FDA Says Drug Shortages Reduced to Bare Minimum

FDA Says Drug Shortages Reduced to Bare Minimum
FDA Says Drug Shortages Reduced to Bare Minimum

Efforts to reduce the deficit of medicine in pharmacies over the past four years have been successful, according to figures cited by the head of Iran’s Food and Drug Administration.

In 2013, local pharmacies lacked on average around 300 medications every month. The figure dropped to 30 in 2017.

“The 30 medications are not essential or life-saving drugs,” Rasoul Dinarvand told reporters on Wednesday, Salamat News reported.

He said the hotline 1490 has been set up for those in need of drugs that cannot be found in pharmacies. Medicine shortage reports are submitted to the FDA’s market control department and urgent import permits are issued for drugs not available or produced in the country.

“The FDA strives to meet people’s needs and drugs can be made available within four to five weeks,” Dinarvand said.

The World Health Organization has codified a list of minimum medicines needed for a basic health care system and published them as a list of essential medicines.

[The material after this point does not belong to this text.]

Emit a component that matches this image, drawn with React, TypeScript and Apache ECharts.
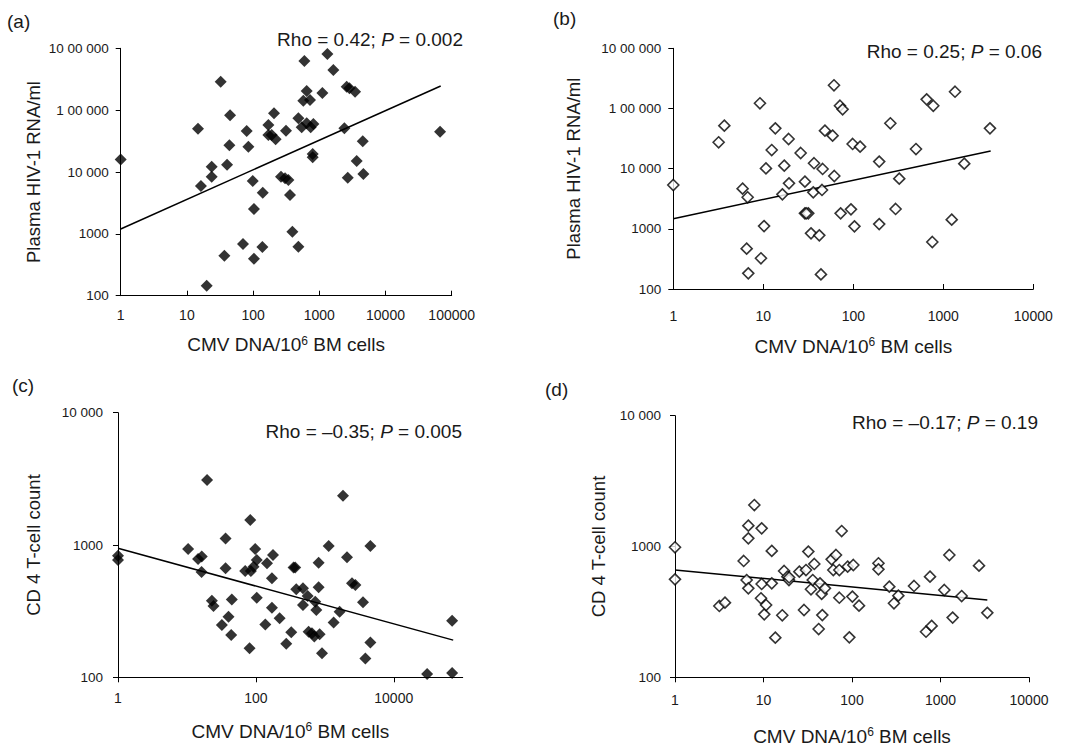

Essential medicines should be available under all healthcare systems at all times in adequate volumes, in the appropriate dosage forms, with assured quality, and at prices people can afford.

Currently, about 96% of the domestic demand for medicine is met by 62 local pharmaceutical companies. Except for a few extremely rare drugs, which could be the case anywhere in the world, the domestic market is self-sufficient, officials say.

The remaining 4% of drugs for treatment of specific diseases like cancers (and are usually very expensive) are imported at an annual cost of over $450 million.   “Around 2,200 medicines are produced in the country while 690 are imported,” says Shahriar Eslami Tabar, director general for legal affairs at the FDA.